(Entries with chart source code)

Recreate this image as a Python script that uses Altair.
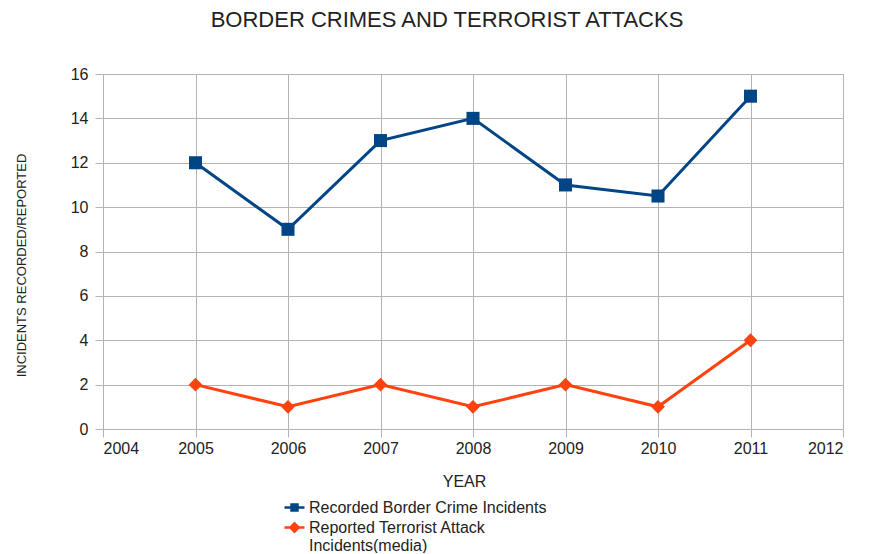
import altair as alt
import pandas as pd

years = [2005, 2006, 2007, 2008, 2009, 2010, 2011]
border_crime = [12, 9, 13, 14, 11, 10.5, 15]
terrorist = [2, 1, 2, 1, 2, 1, 4]
series_names = ["Recorded Border Crime Incidents", "Reported Terrorist Attack Incidents(media)"]
colors = ["#004586", "#ff420e"]
x_ticks = list(range(2004, 2013))
y_ticks = list(range(0, 17, 2))

df = pd.DataFrame({
    "year": years * 2,
    "value": border_crime + terrorist,
    "series": [series_names[0]] * len(years) + [series_names[1]] * len(years),
})

FONT = "Liberation Sans"
TXT = "#222222"
GRID = "#b3b3b3"

x = alt.X("year:Q",
          scale=alt.Scale(domain=[2004, 2012], nice=False, zero=False),
          axis=alt.Axis(values=x_ticks, format="d", title="YEAR", grid=True,
                        gridColor=GRID, domain=False, tickColor=GRID, tickSize=8,
                        labelFontSize=16, labelColor=TXT, labelPadding=3, labelFont=FONT,
                        titleFontSize=16, titleFont=FONT, titleFontWeight="normal", titleColor=TXT,
                        titleX=361, titleY=57, titleBaseline="alphabetic"))
y = alt.Y("value:Q",
          scale=alt.Scale(domain=[0, 16], nice=False),
          axis=alt.Axis(values=y_ticks, title="INCIDENTS RECORDED/REPORTED", grid=True,
                        gridColor=GRID, domain=False, tickColor=GRID, tickSize=8,
                        labelFontSize=16, labelColor=TXT, labelPadding=7, labelFont=FONT,
                        titleFontSize=13, titleFont=FONT, titleFontWeight="normal", titleColor=TXT,
                        titleX=-78, titleY=191, titleBaseline="alphabetic", titleAngle=270))

leg = alt.Legend(title=None, orient="none", legendX=180, legendY=422, padding=0,
                 labelFont=FONT, labelFontSize=16, labelColor=TXT, labelLimit=500,
                 labelOffset=3, rowPadding=0, symbolOpacity=1, symbolSize=400,
                 symbolStrokeWidth=2.5,
                 labelExpr="datum.label == 'Reported Terrorist Attack Incidents(media)' ? "
                           "['Reported Terrorist Attack', 'Incidents(media)'] : datum.label")

cscale = alt.Scale(domain=series_names, range=colors)
color = alt.Color("series:N", scale=cscale, legend=leg)
stroke = alt.Stroke("series:N", scale=cscale, legend=leg)
path_sq = "M-1,0H1M-0.3,-0.3H0.3V0.3H-0.3Z"
path_dm = "M-1,0H1M0,-0.42L0.42,0L0,0.42L-0.42,0Z"
shape = alt.Shape("series:N", scale=alt.Scale(domain=series_names, range=[path_sq, path_dm]), legend=leg)

base = alt.Chart(df)
lines = base.mark_line(strokeWidth=3).encode(x=x, y=y, color=color)
squares = base.transform_filter(alt.datum.series == series_names[0]).mark_point(
    shape="square", filled=True, size=170, opacity=1).encode(x=x, y=y, color=color)
diamonds = base.transform_filter(alt.datum.series == series_names[1]).mark_point(
    shape="diamond", filled=True, size=190, opacity=1).encode(x=x, y=y, color=color)
legend_layer = base.mark_point(filled=True, opacity=0).encode(
    x=x, y=y, color=color, stroke=stroke, shape=shape)

chart = alt.layer(lines, squares, diamonds, legend_layer).properties(
    width=740, height=355,
    autosize=alt.AutoSizeParams(type="none"),
    padding={"left": 95, "top": 66, "right": 16, "bottom": 124},
    title=alt.TitleParams("BORDER CRIMES AND TERRORIST ATTACKS", font=FONT, fontSize=22,
                          fontWeight="normal", color=TXT, anchor="middle", dx=-26, offset=34),
).configure_view(stroke=None).configure(font=FONT)

chart.save("out.html", embed_options={"renderer": "svg", "actions": False})
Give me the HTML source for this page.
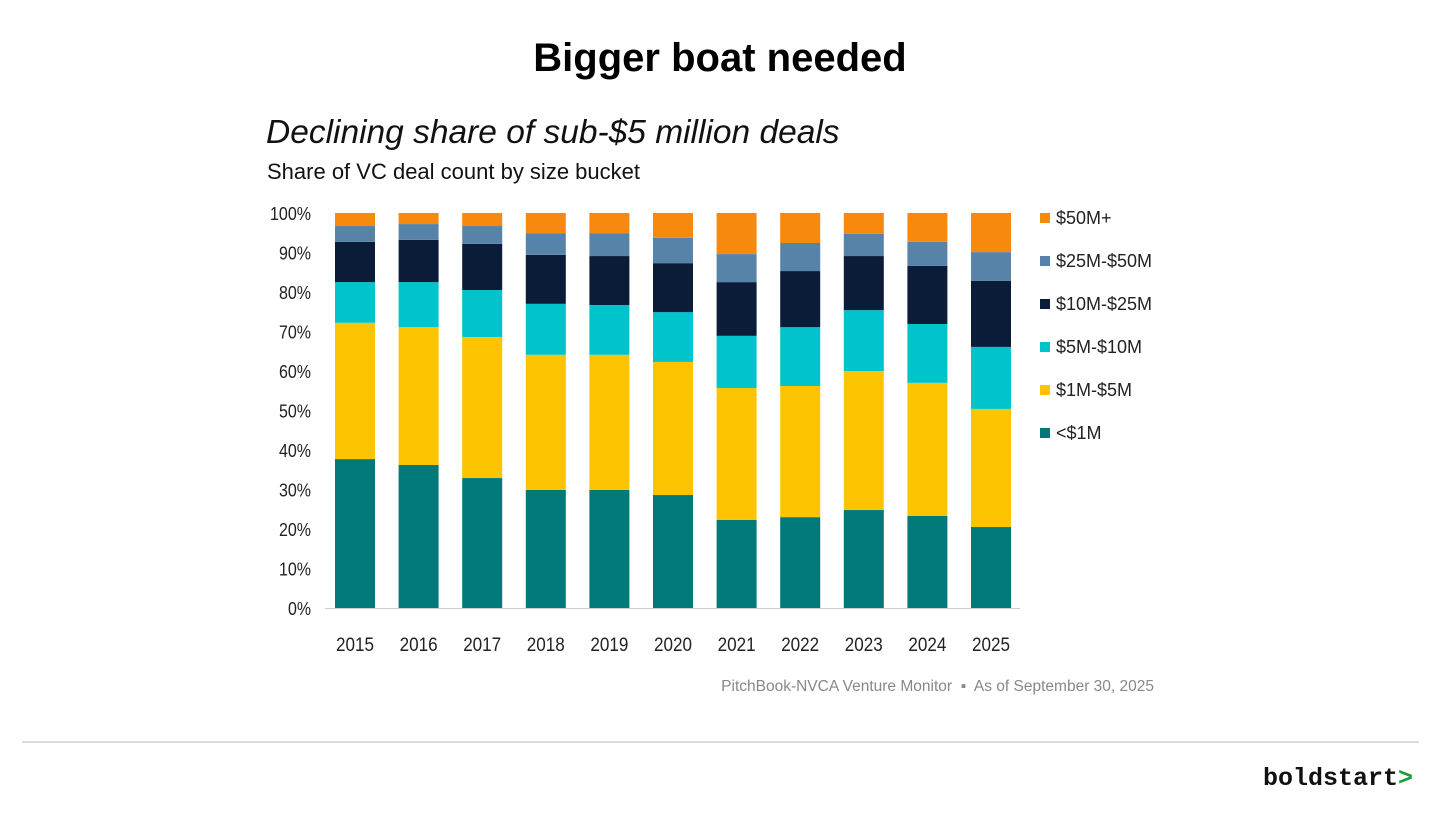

→ **Exercise**: Using the material above, return every line exactly as it appears, minus the pictures.

→ **Answer to the exercise**:
Recreate this image as a Python script that uses Altair.
import altair as alt
import pandas as pd

years = [2005, 2006, 2007, 2008, 2009, 2010, 2011]
border_crime = [12, 9, 13, 14, 11, 10.5, 15]
terrorist = [2, 1, 2, 1, 2, 1, 4]
series_names = ["Recorded Border Crime Incidents", "Reported Terrorist Attack Incidents(media)"]
colors = ["#004586", "#ff420e"]
x_ticks = list(range(2004, 2013))
y_ticks = list(range(0, 17, 2))

df = pd.DataFrame({
    "year": years * 2,
    "value": border_crime + terrorist,
    "series": [series_names[0]] * len(years) + [series_names[1]] * len(years),
})

FONT = "Liberation Sans"
TXT = "#222222"
GRID = "#b3b3b3"

x = alt.X("year:Q",
          scale=alt.Scale(domain=[2004, 2012], nice=False, zero=False),
          axis=alt.Axis(values=x_ticks, format="d", title="YEAR", grid=True,
                        gridColor=GRID, domain=False, tickColor=GRID, tickSize=8,
                        labelFontSize=16, labelColor=TXT, labelPadding=3, labelFont=FONT,
                        titleFontSize=16, titleFont=FONT, titleFontWeight="normal", titleColor=TXT,
                        titleX=361, titleY=57, titleBaseline="alphabetic"))
y = alt.Y("value:Q",
          scale=alt.Scale(domain=[0, 16], nice=False),
          axis=alt.Axis(values=y_ticks, title="INCIDENTS RECORDED/REPORTED", grid=True,
                        gridColor=GRID, domain=False, tickColor=GRID, tickSize=8,
                        labelFontSize=16, labelColor=TXT, labelPadding=7, labelFont=FONT,
                        titleFontSize=13, titleFont=FONT, titleFontWeight="normal", titleColor=TXT,
                        titleX=-78, titleY=191, titleBaseline="alphabetic", titleAngle=270))

leg = alt.Legend(title=None, orient="none", legendX=180, legendY=422, padding=0,
                 labelFont=FONT, labelFontSize=16, labelColor=TXT, labelLimit=500,
                 labelOffset=3, rowPadding=0, symbolOpacity=1, symbolSize=400,
                 symbolStrokeWidth=2.5,
                 labelExpr="datum.label == 'Reported Terrorist Attack Incidents(media)' ? "
                           "['Reported Terrorist Attack', 'Incidents(media)'] : datum.label")

cscale = alt.Scale(domain=series_names, range=colors)
color = alt.Color("series:N", scale=cscale, legend=leg)
stroke = alt.Stroke("series:N", scale=cscale, legend=leg)
path_sq = "M-1,0H1M-0.3,-0.3H0.3V0.3H-0.3Z"
path_dm = "M-1,0H1M0,-0.42L0.42,0L0,0.42L-0.42,0Z"
shape = alt.Shape("series:N", scale=alt.Scale(domain=series_names, range=[path_sq, path_dm]), legend=leg)

base = alt.Chart(df)
lines = base.mark_line(strokeWidth=3).encode(x=x, y=y, color=color)
squares = base.transform_filter(alt.datum.series == series_names[0]).mark_point(
    shape="square", filled=True, size=170, opacity=1).encode(x=x, y=y, color=color)
diamonds = base.transform_filter(alt.datum.series == series_names[1]).mark_point(
    shape="diamond", filled=True, size=190, opacity=1).encode(x=x, y=y, color=color)
legend_layer = base.mark_point(filled=True, opacity=0).encode(
    x=x, y=y, color=color, stroke=stroke, shape=shape)

chart = alt.layer(lines, squares, diamonds, legend_layer).properties(
    width=740, height=355,
    autosize=alt.AutoSizeParams(type="none"),
    padding={"left": 95, "top": 66, "right": 16, "bottom": 124},
    title=alt.TitleParams("BORDER CRIMES AND TERRORIST ATTACKS", font=FONT, fontSize=22,
                          fontWeight="normal", color=TXT, anchor="middle", dx=-26, offset=34),
).configure_view(stroke=None).configure(font=FONT)

chart.save("out.html", embed_options={"renderer": "svg", "actions": False})
Give me the HTML source for this page.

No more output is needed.